As I sat at the bar of my favorite taproom and looked at the menu I was hit with a stark realization: craft beer is kind of expensive. My wife and I can easily drop a hundred dollars a week on beer without blinking an eye (and as I stare at my screen while I type this i realize just how much that is). We love trying new and favorite beers and we always feel completely justified in what we pay for.
As we prepare for our upcoming trip to Las Vegas we are trying to find the best places for good craft beer. At our hotel they serve Sierra Nevada at the poker bar so I will probably spend a lot of time there. Vegas is a funny beast when it comes to beer- it takes just a few minutes to get a free Miller but a bottle of great craft beer (if you can find it) can average for around $8. This price difference might not mean too much to me or real fans of craft beer, but what about those who are still not a part of the craft world?
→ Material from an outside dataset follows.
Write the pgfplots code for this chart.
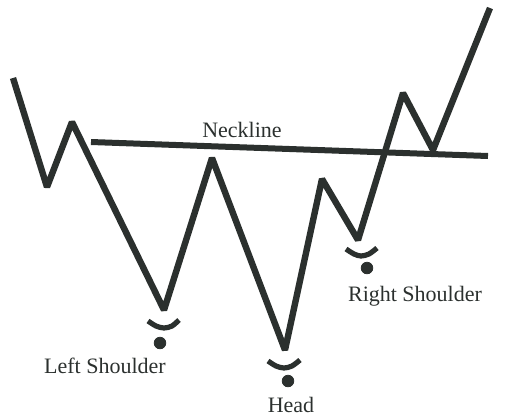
\documentclass[border=0pt]{standalone}
\usepackage{pgfplots}
\pgfplotsset{compat=1.18}
\usepackage{fontspec}
\setmainfont{Liberation Serif}
\definecolor{ink}{HTML}{2B302E}
\begin{document}
\begin{tikzpicture}
\begin{axis}[
  scale only axis, width=255pt, height=209.5pt,
  xmin=0, xmax=510, ymin=0, ymax=419, y dir=reverse,
  hide axis, clip=false]
% price path
\addplot[ink, line width=3.2pt, line join=miter, miter limit=2, line cap=butt] coordinates {
 (13,78) (47,187) (72,122) (164,310) (212,158) (285,350) (322,179) (358,240) (403,93) (433,150) (490,8)};
% neckline
\addplot[ink, line width=3pt] coordinates {(91,142) (488,156)};
% smiles
\addplot[ink, line width=2.6pt, smooth] coordinates {(148,321) (156,326) (164,328) (172,326) (179,320)};
\addplot[ink, line width=2.6pt, smooth] coordinates {(268,361) (276,366) (284,368) (292,366) (300,360)};
\addplot[ink, line width=2.6pt, smooth] coordinates {(346,249) (354,254) (361,256) (369,254) (377,248)};
% dots
\addplot[only marks, mark=*, mark size=2.9pt, ink] coordinates {(160,343) (288,381) (367,268)};
% labels
\node[text=ink, font=\fontsize{11}{12}\selectfont] at (axis cs:242,130) {Neckline};
\node[text=ink, font=\fontsize{11}{12}\selectfont] at (axis cs:105,366) {Left Shoulder};
\node[text=ink, font=\fontsize{11}{12}\selectfont] at (axis cs:291,405) {Head};
\node[text=ink, font=\fontsize{11}{12}\selectfont] at (axis cs:415,296) {Right Shoulder};
\end{axis}
\pgfresetboundingbox
\useasboundingbox (current axis.south west) rectangle (current axis.north east);
\end{tikzpicture}
\end{document}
If I was new to craft beer I would never drop ten bucks on a beer I had never tried before. I would stick to my Bud Light and call it a day, satisfied with the knowledge that I drank a six pack and had spare change for a Nathans hot dog. I would look at the cooler in the hotel gift shop and see 22oz aluminum bottles for five bucks and a 12oz bottle of 90-Minute IPA for $13 and just laugh. How could beer be so expensive? What is my reasoning to buy that more expensive beer?
Of course, most of you know why craft beer costs so much more, but in case you are new to this strange world I will break it down for you. The cost of beer can usually be attributed to three factors: batch size, ingredients and brewery location.
Craft beer is usually made in small (comparatively) batches using premium (usually) ingredients from one brewery (with exceptions). This hand-crafted beer takes a lot of materials and a lot of time to make, thus it is a slower and more expensive process. The beer then has to be shipped (sometimes across the country) and by the time it gets to you you are looking at a $15 four-pack.
Macro beer is often made in massive batches with cheap adjunct ingredients in many different locations. This allows companies to pump out huge quantities of product and reduce shipping costs, thus allowing the consumer to buy the beer for extremely low prices (like a 12-pack of Rolling Rock for $6). This emphasis on quantity over quality allows the macro brewers to flood the market with product and maximize their profits. It is this kind of business that allows AB InBev to generate nearly $40 billion in revenue.
So craft beer should be cheaper so more people can enjoy it, but the only way to make it cheaper would be to compromise the quality of the brew. Even if there was a way to make the beer cheaper without sacrificing quality, should we? Oh yea, its Devil’s Advocate time!
Craft beer is an art, and like most forms of art the appreciation for it can be lost when an abundance is consumed. After four or five beers you can really start to lose the ability to detect subtle nuances of hop varieties and flavor profiles, thus all the hard work than went into making that beer amazing is lost. Many craft beers are made to be sipped and savored, not to be consumed en masse at a party. There is only so much alcohol the body can take before those subtle notes of peaches go completely out the window.
Speaking of alcohol- craft beer has been getting really boozy lately. The aforementioned 120-Minute IPA has an ABV of 18%, Stone’s new W00tstout sits at a comfy 13% and my favorite Lagunitas Brown Shugga is flirting with the 10% level. These are not standard beer ABVs, these are wine-like levels of alcohol that, while AMAZING can also be a negative thing. If you want to have a nice beer drinking session you really have to avoid some of these beers outright, which is a shame because they are delicious. Can you imagine what the world would be like if these beers were readily available and they were cheap?
While some of you may have been excited at the idea of a cheap six-pack of 120, we have to realize that some things are indulgences for a reason. While a Season 3 Game of Thrones binge may be a good thing, drinking multiple bombers of a high-ABV beer is a disservice to the brewer, and your liver.
Craft beer should be cheaper so more people can enjoy it, but craft beer should also be expensive to limit over consumption. Though if craft beer was cheaper people could enjoy more session IPAs and ambers and not get totally wasted, but of course then who is going to buy session beers if they can get cheap Double IPAs?
This argument it wholly subjective and is based on a myriad of factors. Good craft beer is honestly not always incredibly expensive, and sometimes macro beer can cost an arm and half a leg. The best thing you can do as a consumer is to shop smart, do your research and buy in bulk whenever possible. Craft beer is art and is something to be respected, but more than that it something to be enjoyed, treasured, hell even loved. Beer brings us together and makes us better.
Someday when humanity is part of some massive galactic empire (ala Mass Effect) our species will be known as the race that provided beer to the galaxy. Aliens from across the universe will create beer pilgrimages to Earth so they can taste our mighty brews. Galactic pub crawls will end with Earth as the final stop with the best drinks. Humanity will forever be known as the ones who brought peace to the galaxy, one pint at a time.
… That got a little weird. Please enjoy craft beer. Enjoy it responsibly, enjoy it with friends and please remember that your experience with beer should always be worth more than the money you put into it.